Stephen Hough a offert en bis après ce Listz viril et fougueux le plus grand contraste possible avec la fille au cheveu de lin de Debussy. Toucher diaphane et mystérieux et nuances subtiles, ont encore renforcé, en prouvant de quoi ce pianiste est capable, le parti pris interprétatif du concerto de Lizst.

Mais dans une construction rigoureuse et audacieuse du programme c’est la deuxième partie du concert avec La Danse roumaine pour orchestre si richement orchestrée par Béla Bartók et le très périlleux Sacre du Printemps de Stravinski qui a prouvé de quel bois sont faits ces musiciens. Dirigeant par cœur Ivan Fischer n’a disposé d’aucun filet. La Danse roumaine a été superbe de textures et de nuances. L’orchestre a semblé dégusté chaque moment de cette partition si riche qui permet a bien des pupitres de briller. Quant au Sacre du printemps, l’audace et le culot de diriger cette partition par cœur n’appartient qu’à très peu de chefs. Cette interprétation a été ahurissante de précision et de mise en valeur de la moindre intention de Stravinski. Les rythmes qui s’entrechoquent, les nuances abruptes, les superpositions à la limite de l’audible, tout a semblé d’une clarté rare. Traité en pièce de concert brillantissime le chef a obtenu de son orchestre (28 ans de vie commune ça crée une confiance aveugle) une discipline admirable et une précision horlogère. Aucun besoin de théâtralisiation du propos tant la puissance des effets de timbres et de rythmes ont provoqué une émotion oscillant entre abattement et exaltation devant tant de perfection. Il serait injuste de ne pas parler d’un seul instrumentiste tant chacun a apporté sa pierre à l’édifice commun. Jusqu‘au violoniste de rang ou au percussionniste le plus éloigné, chacun a été présent entièrement sous la battue d’un chef de génie.

Deux bis ont été offerts, un pas de deux de casse Noisette dégagé du ballet avec une emphase sublime touchant au grandiose et ….. les trois compère ad libitum pour de la belle et bonne musique au charme si musqué d’origine populaire !

Mieux qu’un simple concert les Grands Interprètes ont su inviter des musiciens d’exception donnant en toute humilité une leçon sur la vie même. En cette période si troublée c’est précieux.

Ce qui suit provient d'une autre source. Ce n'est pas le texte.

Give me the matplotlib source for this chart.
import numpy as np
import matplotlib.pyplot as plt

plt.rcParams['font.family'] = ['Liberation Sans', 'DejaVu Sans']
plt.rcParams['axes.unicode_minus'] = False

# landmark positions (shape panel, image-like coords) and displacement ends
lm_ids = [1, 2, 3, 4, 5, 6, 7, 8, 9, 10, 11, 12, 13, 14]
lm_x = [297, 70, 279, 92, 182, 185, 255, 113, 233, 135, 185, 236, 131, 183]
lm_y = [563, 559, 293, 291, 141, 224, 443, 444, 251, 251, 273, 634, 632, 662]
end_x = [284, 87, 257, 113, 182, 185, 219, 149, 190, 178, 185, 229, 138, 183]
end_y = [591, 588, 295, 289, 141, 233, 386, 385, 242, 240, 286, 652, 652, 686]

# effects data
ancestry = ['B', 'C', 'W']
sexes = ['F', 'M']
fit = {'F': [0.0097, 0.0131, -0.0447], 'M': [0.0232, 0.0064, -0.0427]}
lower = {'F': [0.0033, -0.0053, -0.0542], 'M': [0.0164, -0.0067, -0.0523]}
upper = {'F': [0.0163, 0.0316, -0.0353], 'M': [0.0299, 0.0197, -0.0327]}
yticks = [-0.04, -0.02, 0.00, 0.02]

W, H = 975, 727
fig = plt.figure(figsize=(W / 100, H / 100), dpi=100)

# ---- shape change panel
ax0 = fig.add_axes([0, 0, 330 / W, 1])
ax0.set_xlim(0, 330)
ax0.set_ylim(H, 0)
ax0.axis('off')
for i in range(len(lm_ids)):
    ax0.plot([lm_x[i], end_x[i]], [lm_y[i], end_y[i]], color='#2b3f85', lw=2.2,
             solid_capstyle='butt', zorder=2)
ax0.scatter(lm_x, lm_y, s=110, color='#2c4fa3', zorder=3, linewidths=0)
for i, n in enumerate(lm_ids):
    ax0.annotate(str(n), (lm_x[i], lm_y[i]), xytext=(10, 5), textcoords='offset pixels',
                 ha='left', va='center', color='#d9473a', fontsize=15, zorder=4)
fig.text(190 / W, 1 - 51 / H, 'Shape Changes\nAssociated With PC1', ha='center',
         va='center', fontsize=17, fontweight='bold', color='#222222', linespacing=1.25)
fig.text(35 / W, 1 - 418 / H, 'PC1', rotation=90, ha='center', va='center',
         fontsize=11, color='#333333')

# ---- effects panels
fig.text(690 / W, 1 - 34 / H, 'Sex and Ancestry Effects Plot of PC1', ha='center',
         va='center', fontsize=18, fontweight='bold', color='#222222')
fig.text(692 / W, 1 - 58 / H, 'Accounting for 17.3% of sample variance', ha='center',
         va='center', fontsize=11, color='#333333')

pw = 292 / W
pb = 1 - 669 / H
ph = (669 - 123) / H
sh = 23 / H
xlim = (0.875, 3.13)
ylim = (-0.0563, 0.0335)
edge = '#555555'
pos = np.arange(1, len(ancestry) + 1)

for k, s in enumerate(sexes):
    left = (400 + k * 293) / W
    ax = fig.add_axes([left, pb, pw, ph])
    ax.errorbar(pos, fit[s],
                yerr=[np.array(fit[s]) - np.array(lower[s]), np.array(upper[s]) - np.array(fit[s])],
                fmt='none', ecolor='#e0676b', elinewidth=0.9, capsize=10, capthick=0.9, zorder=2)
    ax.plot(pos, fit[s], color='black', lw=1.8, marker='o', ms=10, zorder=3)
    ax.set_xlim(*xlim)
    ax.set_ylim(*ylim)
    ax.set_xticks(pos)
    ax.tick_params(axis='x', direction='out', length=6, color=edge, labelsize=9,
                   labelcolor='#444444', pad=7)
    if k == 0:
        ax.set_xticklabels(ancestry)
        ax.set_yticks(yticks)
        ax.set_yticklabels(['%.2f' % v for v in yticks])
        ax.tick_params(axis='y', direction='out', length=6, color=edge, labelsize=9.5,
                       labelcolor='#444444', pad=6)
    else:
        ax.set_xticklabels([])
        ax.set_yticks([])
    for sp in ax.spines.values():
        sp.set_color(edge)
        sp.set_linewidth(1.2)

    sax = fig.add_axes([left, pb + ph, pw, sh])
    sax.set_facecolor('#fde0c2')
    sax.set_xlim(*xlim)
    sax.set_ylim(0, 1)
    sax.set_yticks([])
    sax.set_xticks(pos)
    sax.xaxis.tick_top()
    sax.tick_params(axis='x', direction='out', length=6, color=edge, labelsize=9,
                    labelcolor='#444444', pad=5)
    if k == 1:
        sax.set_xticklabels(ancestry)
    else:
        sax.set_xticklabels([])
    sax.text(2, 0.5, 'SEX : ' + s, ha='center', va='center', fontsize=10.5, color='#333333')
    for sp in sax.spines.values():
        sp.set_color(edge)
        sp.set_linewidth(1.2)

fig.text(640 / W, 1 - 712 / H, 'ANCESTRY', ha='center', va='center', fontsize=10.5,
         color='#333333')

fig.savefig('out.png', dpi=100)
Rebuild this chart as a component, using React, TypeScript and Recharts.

Toulouse. Halle aux Grains. 15 janvier 2011. Béla Bartók (1891-1946) : Danses populaires roumaines Sz.68,BB 76 ; Danse roumaine pour orchestre Sz.47a, BB 61 ; Franz Liszt (1811-1886) : Concerto n°1 pour piano et orchestre ; Igor Stravinski (1882-1971) : Le Sacre du Printemps. Stephen Hough, piano ; Budapest Festival Orchestra ; Direction : Ivan Fischer.